Day 7 - Oct 24th, Sunday. Hardwar to New DelhiAnother day of travel ahead of us. The hotel delivered our usual breakfast, puri and bhaji to the room. We were out by 8:30. It was supposed to be a easy trip back to Delhi. Crossed the Ramdev Divya Yoga Mandir complex soon after leaving Hardwar. Looks like a really big place, walled to protect itself from riffraff. Early road morning road trips in winter are really nice, the mild sun, cool air, and fresh greenery all around is invigorating. It brings back memories of picnics we used go for.
In U.P. and Uttar Khand many cars and jeeps have a police siren and red light attached. They are not official cars, you can have one installed for 500 rupees. U.P. is not a very safe place, and people don’t depend on law enforcement agencies to protect themselves but help themselves. The thinking is probably similar to the pro-gun states in the America, you want minimal government and control. Flouting your wealth is also not a good idea in these places, so even if a guy is rich he may live in a unpretentious house to not draw attention. The popular vehicles in this region are the Maxx jeep like things I had mentioned earlier. They can go on any terrain, has a rogue young driver who is racing against everyone else on the road, has a lot of luggage on top and of course full of passengers.
After about an hour of travel we came to dead stop. We asked different people and got many different answers about what was the cause of the stoppage and how long it will take to clear out. Answers varied from 30 minutes to not today. After waiting for 30 minutes our driver made a call and decided to try another road that goes along the Ganga. To get to that road, you had to cut across fields and villages with no road markings. That is not so foreign a concept in India, where there are hardly any road names. We kept asking and fine tuning our route to get to the road we wanted to. Many other buses and cars were doing the same thing, and soon enough we found ourselves in another road jam in the middle of a village where two buses were trying to go past each other on a road probably designed for bicycles, and neither would balk down. Very soon, another very Indian phenomenon happened, a guy started acting as traffic cop. Sometimes I feel that as part of basic education, they teach you how to be a traffic cop. This comes in very handy.
After about an hour we found our road, this road goes along a canal all the way from Rishikesh to Khatauli, our driver was calling it a Nahar wali road. Nahar is canal in Hindi, this nahar is an irrigational canal and it is so big you can see it on google map.
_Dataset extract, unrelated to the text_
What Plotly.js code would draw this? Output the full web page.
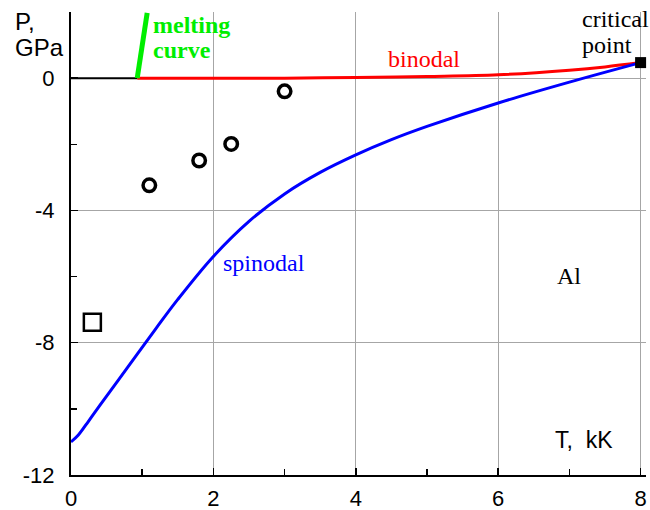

The trip down this new road was mostly pleasant, not much traffic, in fairly good condition. But there is never a dull moment, so very soon we got stuck again. This time it was tractor which was pulling a carriage heaped with soil. The sides of the carriage had been doubled to make it possible to haul more dirt. Very ingenuous, only problem was this logic works on a flat road. The bridge was set below the surrounding area, so the tractor went down and could not go up on the other side and was stuck in the middle of the bridge.
People (men and kids) had lined up on both sides watching the fun. This is another characteristic Indian behavior and somehow contradictory to the constant impatience displayed in other spheres. Faced with inevitable delays people are not upset or impatient, they accept the situation, give suggestions, almost enjoy the break, if a nearby seller of food or chai is around, he will try to make a quick buck. All along the trip, I saw people who did not have much needs, and probably very low aspiration but they had adapted themselves to the situation and almost seemed happy and maybe are happier and at peace than most city dwellers. It is a simple, subsistence based life.
Soon, an earth moving machine which was scooping the silt from the canal bank came to the rescue and pulled the tractor and its load out, but just enough to clear the bridge. The rest of the trip to Khatauli and Grand Cheetal was uneventful. We had lunch at Cheetal, freshened up and were soon on our way to Delhi. On the way we crossed Meerut and Modi Nagar with all its colleges again. As soon as we hit the outskirts of Delhi, traffic became a problem, even though it was Sunday afternoon. There were heaps of singara (pani phal) on the carts along the road, we had wanted to have some in U.P but because of the accidents on the road could not. Over here the fruits did not look as fresh and the traffic discouraged us from stopping. Soon we were crossing Noida and were in Delhi proper, with the familiar malls and buildings.